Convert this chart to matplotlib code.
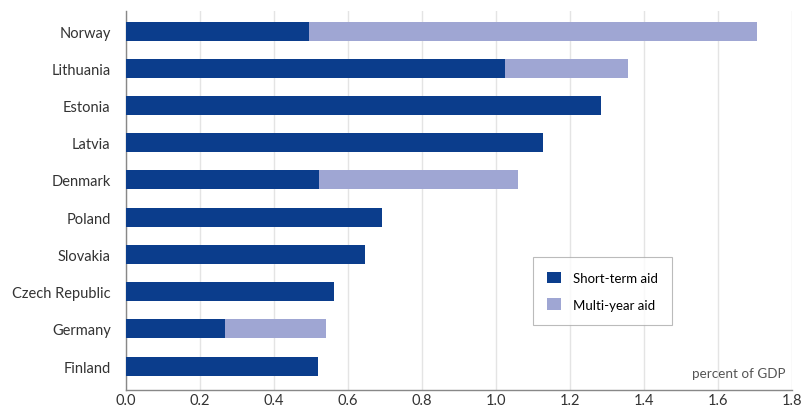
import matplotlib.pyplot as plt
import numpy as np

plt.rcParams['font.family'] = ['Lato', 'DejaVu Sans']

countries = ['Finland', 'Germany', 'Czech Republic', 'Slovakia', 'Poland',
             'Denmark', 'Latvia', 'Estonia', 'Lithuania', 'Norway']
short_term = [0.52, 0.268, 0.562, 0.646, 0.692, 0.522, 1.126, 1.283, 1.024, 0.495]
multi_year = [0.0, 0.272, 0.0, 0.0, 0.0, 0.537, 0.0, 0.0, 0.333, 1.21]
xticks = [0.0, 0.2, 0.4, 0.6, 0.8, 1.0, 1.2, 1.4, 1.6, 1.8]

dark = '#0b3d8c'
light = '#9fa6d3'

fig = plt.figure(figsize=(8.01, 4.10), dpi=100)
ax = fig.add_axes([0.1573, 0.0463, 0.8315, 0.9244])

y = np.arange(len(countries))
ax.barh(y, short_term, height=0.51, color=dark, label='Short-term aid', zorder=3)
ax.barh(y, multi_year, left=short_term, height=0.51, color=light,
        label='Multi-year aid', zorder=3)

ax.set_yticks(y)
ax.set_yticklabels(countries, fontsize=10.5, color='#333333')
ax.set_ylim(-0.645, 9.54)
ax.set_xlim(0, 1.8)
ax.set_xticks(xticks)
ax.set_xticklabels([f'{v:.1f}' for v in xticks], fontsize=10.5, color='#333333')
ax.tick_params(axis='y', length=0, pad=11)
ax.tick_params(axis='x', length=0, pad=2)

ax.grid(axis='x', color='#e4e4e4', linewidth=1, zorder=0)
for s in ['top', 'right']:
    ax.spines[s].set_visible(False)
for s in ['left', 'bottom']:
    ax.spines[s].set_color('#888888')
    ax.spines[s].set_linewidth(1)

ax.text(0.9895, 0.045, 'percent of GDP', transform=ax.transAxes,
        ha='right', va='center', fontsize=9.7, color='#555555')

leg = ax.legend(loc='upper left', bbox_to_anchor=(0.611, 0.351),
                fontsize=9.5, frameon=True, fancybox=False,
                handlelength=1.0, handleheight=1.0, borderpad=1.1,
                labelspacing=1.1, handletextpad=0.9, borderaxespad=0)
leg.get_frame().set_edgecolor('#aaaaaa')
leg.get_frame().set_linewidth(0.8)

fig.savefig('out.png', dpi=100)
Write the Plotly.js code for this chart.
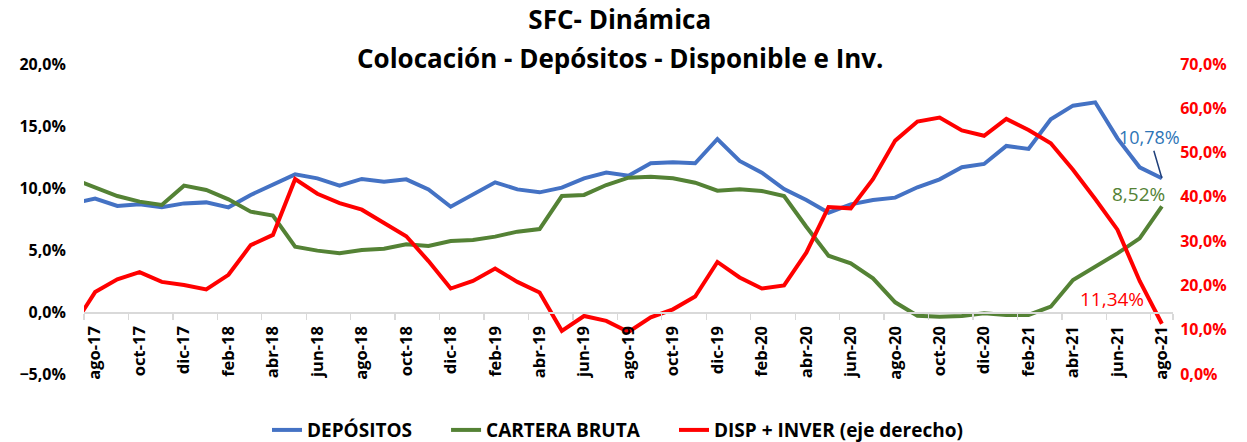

### TO DO
Copy every line of the material in which the word "matplotlib" occurs.

### EXERCISE ANSWER
Convert this chart to matplotlib code.
import matplotlib.pyplot as plt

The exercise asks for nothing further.